First, it is contacting selected universities offering to hold seminars for students, featuring local member firms, so when the students go into industry, at least they will be aware of cold forming. It is hoped to get these off the ground early next year.
Second, the association is producing a technical manual for designers ‘which will allow them to absorb in five minutes the capabilities’. This should also be ready next spring.
Every member firm is being asked to provide a case study ‘where they’ve helped a customer become more cost-effective’.
Third, there will be visits to member firms’ plants at which presentations will be made to demonstrate their capabilities to local design engineers. The association has members from the north of Scotland to Kent and so should be able to cover most of the country.
Tilsley, 48, has been a director of Metsec since a management buyout from the TI Group in 1981. He graduated from Cambridge in mechanical engineering in 1970 and worked for the UK Atomic Energy Authority for four years before taking an MBA. He joined Tube Investments’ internal consultancy department where he carried out various strategic projects throughout the group, before joining TI Metsec in 1978.
He became chairman of the Cold Rolled Sections Association in 1995 and says: ‘Helping members to be more efficient and more world class has been my central aim as chairman.’ He does not see CRSA members as competing with each other: ‘We need a world class supplier base because the real competition is from overseas.
‘There are good opportunities overseas, in Europe particularly.
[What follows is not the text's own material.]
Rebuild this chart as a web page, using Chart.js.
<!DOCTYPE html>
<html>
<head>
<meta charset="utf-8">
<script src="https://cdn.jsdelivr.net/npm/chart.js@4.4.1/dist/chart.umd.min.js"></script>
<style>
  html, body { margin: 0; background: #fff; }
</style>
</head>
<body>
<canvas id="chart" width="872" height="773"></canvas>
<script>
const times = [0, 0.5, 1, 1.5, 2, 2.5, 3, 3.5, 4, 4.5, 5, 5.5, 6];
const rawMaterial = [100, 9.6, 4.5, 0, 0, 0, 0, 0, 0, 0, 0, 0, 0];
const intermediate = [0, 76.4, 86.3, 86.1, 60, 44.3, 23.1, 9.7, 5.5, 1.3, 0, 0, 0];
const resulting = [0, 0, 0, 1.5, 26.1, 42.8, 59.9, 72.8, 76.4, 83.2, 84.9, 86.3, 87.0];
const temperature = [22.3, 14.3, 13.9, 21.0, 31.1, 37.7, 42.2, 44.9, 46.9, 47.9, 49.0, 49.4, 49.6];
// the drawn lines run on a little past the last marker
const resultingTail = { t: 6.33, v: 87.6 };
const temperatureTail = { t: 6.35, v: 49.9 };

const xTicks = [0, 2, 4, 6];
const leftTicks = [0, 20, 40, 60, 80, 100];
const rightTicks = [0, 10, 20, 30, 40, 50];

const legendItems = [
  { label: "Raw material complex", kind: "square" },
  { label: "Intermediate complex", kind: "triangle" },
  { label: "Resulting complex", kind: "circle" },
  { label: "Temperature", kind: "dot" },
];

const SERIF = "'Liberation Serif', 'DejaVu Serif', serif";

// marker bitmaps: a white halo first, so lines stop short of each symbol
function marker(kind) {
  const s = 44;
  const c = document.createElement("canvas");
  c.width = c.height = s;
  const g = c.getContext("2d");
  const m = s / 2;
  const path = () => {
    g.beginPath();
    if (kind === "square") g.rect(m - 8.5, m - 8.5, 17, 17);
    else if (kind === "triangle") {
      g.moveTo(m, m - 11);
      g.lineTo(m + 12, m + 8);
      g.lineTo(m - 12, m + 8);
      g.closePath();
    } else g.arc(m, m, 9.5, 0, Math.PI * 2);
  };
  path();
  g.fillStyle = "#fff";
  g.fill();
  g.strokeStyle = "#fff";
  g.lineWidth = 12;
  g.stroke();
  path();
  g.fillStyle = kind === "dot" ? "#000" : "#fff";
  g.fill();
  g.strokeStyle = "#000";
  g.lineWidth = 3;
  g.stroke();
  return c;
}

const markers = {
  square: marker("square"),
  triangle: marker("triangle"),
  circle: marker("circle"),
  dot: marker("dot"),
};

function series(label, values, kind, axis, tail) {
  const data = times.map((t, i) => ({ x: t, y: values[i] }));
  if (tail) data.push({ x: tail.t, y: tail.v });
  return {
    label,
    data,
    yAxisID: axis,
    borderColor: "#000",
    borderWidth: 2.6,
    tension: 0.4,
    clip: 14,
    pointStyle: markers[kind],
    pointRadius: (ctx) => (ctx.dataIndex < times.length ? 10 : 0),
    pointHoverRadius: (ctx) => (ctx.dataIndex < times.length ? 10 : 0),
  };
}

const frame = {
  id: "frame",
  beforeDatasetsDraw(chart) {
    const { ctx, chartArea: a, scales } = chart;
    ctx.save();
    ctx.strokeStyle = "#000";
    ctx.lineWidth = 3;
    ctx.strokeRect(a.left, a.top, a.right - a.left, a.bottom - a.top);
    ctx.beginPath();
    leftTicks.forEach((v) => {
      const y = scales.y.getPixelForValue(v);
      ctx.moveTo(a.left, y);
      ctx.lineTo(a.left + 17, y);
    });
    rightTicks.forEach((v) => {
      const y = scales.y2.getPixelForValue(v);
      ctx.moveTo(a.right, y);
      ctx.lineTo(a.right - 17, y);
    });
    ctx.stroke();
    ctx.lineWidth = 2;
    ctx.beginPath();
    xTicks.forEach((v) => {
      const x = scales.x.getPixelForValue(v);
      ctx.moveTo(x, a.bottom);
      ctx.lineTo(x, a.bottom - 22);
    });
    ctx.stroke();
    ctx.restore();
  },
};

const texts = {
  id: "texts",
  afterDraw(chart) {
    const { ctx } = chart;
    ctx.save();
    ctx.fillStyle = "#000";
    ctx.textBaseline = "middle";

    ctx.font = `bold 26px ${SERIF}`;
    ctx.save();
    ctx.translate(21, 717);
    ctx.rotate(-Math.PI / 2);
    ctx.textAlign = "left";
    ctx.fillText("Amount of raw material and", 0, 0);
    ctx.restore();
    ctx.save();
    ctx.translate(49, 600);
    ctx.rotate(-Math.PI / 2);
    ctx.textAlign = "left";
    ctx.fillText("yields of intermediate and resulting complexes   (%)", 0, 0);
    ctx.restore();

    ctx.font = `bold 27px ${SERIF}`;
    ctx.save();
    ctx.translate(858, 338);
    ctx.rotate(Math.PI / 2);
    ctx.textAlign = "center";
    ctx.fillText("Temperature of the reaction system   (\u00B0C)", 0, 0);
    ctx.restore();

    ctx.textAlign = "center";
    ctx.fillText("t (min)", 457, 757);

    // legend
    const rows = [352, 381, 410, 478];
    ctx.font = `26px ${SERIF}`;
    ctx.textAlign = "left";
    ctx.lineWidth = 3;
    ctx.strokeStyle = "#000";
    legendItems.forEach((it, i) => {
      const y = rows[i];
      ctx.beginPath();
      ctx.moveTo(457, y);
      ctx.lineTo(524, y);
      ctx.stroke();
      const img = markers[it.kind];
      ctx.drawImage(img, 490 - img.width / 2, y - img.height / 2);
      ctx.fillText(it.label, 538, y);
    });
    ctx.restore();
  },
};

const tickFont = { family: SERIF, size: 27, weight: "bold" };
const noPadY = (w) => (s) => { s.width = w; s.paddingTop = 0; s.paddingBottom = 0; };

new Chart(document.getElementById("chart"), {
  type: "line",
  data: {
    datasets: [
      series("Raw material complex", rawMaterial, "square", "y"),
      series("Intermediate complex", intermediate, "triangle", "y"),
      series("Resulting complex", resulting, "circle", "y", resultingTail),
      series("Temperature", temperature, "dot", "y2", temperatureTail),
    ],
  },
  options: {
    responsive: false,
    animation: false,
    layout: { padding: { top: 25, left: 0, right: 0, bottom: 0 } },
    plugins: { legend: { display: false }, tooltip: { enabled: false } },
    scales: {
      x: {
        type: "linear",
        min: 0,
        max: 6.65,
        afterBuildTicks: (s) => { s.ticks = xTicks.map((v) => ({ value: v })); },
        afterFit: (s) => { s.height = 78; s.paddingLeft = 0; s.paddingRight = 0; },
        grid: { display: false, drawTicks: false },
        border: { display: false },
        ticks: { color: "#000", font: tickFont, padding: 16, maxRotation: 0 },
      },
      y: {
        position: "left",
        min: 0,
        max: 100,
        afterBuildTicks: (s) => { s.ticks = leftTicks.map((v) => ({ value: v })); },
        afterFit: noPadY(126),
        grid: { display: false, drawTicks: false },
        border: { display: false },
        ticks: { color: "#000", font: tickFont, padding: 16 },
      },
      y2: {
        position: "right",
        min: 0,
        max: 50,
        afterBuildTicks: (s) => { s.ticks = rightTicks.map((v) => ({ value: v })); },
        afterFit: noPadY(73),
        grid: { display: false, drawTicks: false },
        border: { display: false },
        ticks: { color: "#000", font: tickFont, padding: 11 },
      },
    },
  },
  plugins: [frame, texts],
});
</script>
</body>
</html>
The market is 10 times as big in Europe. Germany is the biggest market but has few producers of cold rolled sections. It mainly imports them from Austria and Belgium.’
Hence he has put benchmarking and training at the head of his agenda as association chairman. In surveys this year and last, member companies were asked to rate themselves, anonymously, on a range of criteria, and he hopes the exercise will become an annual event. ‘Benchmarking enables people to see where they’re at and who the best performers are, and identify where to improve.’
On the training front, in association with Steel Training, the national training organisation for the steel industry of which Tilsley is also a director, the CRSA offers help to firms seeking to become Investors in People. It has also developed an NVQ Level 2 for production operators on rolling mills.
Efficiency and well-trained staff will be crucial given that Tilsley expects that custom forming, currently representing 50% of the market, will increase in importance, being a higher valued added activity.
Despite the difficulties created by the strong pound, the UK cold rolled sector remains a net exporter. ‘But no matter how fast you go there is a limit to what you can do when material represents 60-70% of costs. Where members are selling high value added products they’ve kept their share of the export market. Those selling less sophisticated, low margin products have pulled out.’